Wednesday, September 12, 2007

12/9/07

PARKLIFE - The view from St Jude’s –

You have, of course, your dog walkers making their way through the lower reaches of the Park – they vary in approach. Some are very brisk and perfunctory with their animales; this is not a leisure activity for them but a chore. If the dog strays from the footpath seeking out smells and interesting places, the owner will conspire against it to immediately rein them back in. No fun, my babe, no fun. Others are embarrassed of their pet (or themselves, unclear which really); slouching in the shadows of the tree line, they’d rather not let anyone know which dog is theirs, and when it is time to retrieve it they slink up close to it at the park gates and quickly, covertly attach the lead and drag the thing away along the street, head down.

By evening there are more joggers than trees.
Parakeets whine and chatter as they sail across the gaps.

The nether corners, close to the vicarage, however, are gateways to another world. Something much darker, lonely, and desperate. These are the junkie hideaways, where the bushes and trees just about give cover from the nearby footpath and the playing areas, tucked in behind the ivy and the tree trunks. Early morning you’ll find them there sucking on pipes, or standing around with a white syringe hanging out of a forearm, a livid and focussed attack. Two groups, different times, but not so long apart. The first group is three jubilant men in baseball caps, open shirts, carrying plastic bags stuffed full of clothes perhaps, other items. Street/squat men, all in their late twenties/thirties, lightly bearded Hispanics. They are borderline. They plump for a space behind the wide bole of a plane tree. Begin their routine, individual and unsightly. Yet they do not seem abashed. Needy, aye. Not abashed or embarrassed; but then I assume they have no choice.
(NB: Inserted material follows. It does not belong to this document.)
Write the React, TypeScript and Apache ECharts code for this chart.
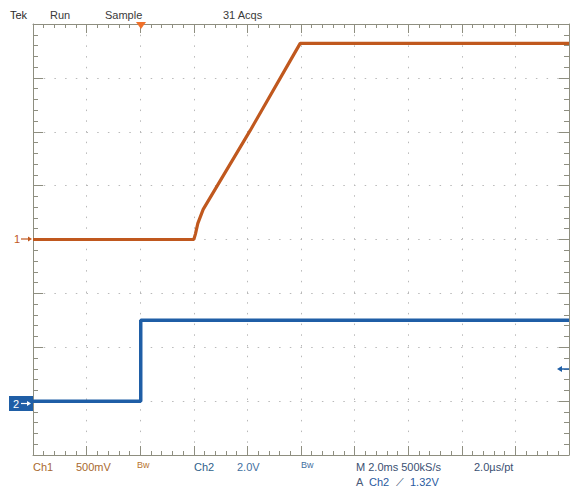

One of them half drops his trousers and kecks, semi squats, his arse exposed to the shadows, the green shadows, and he finds a vein near his dick (or maybe in it?) and shoots up there. He cannot move, even though his friends have become insecure and walked away aware that they have only so many minutes grace before someone spots them. The have no idea I can see them from the house. Later, I spot the half-nudist on the main road having just bought himself a can of beer and poking through a litter to pull out a discarded newspaper. For a junkie he is surprisingly portly, though his flesh beneath the wiry beard is yellow/grey, thinning on his cheekbones.

Later, on the opposite side of the house but still down in the cloaked nooks, a couple arrive with a white Staffordshire bull terrier. The woman is in a forlorn white tracksuit top, wears pigtails in her hair, close on 40. The man is tall, wears a pale denim shirt and a kind of knitted waistcoat, intellectual glasses, shaved head and very tanned. He is nervous, she doesn’t give a toss. Even though they can see me in my study, she squats straight down and begins to bake the brown, her arse crack (what is it with these folks, are they actually secret exhibitionists?) given back to me when she turns her back and bends down, is she telling me to ‘kiss my arse’ without needing to voice it? Clouds of blue smoke. The dog sniffing around the works. The man on point, watching, furtive. The Staff has bright pink testicles that hang low and heavy, and swing as it moves and sniffs around head down. Eventually, the woman rises, leaving scarred tin-foil on the ground and she calls to dog ‘Jasper, Jasper’ then wanders off with it while two-bit Charlie is left behind to see to himself with a spike. He taps up a vein and shoots the stuff home.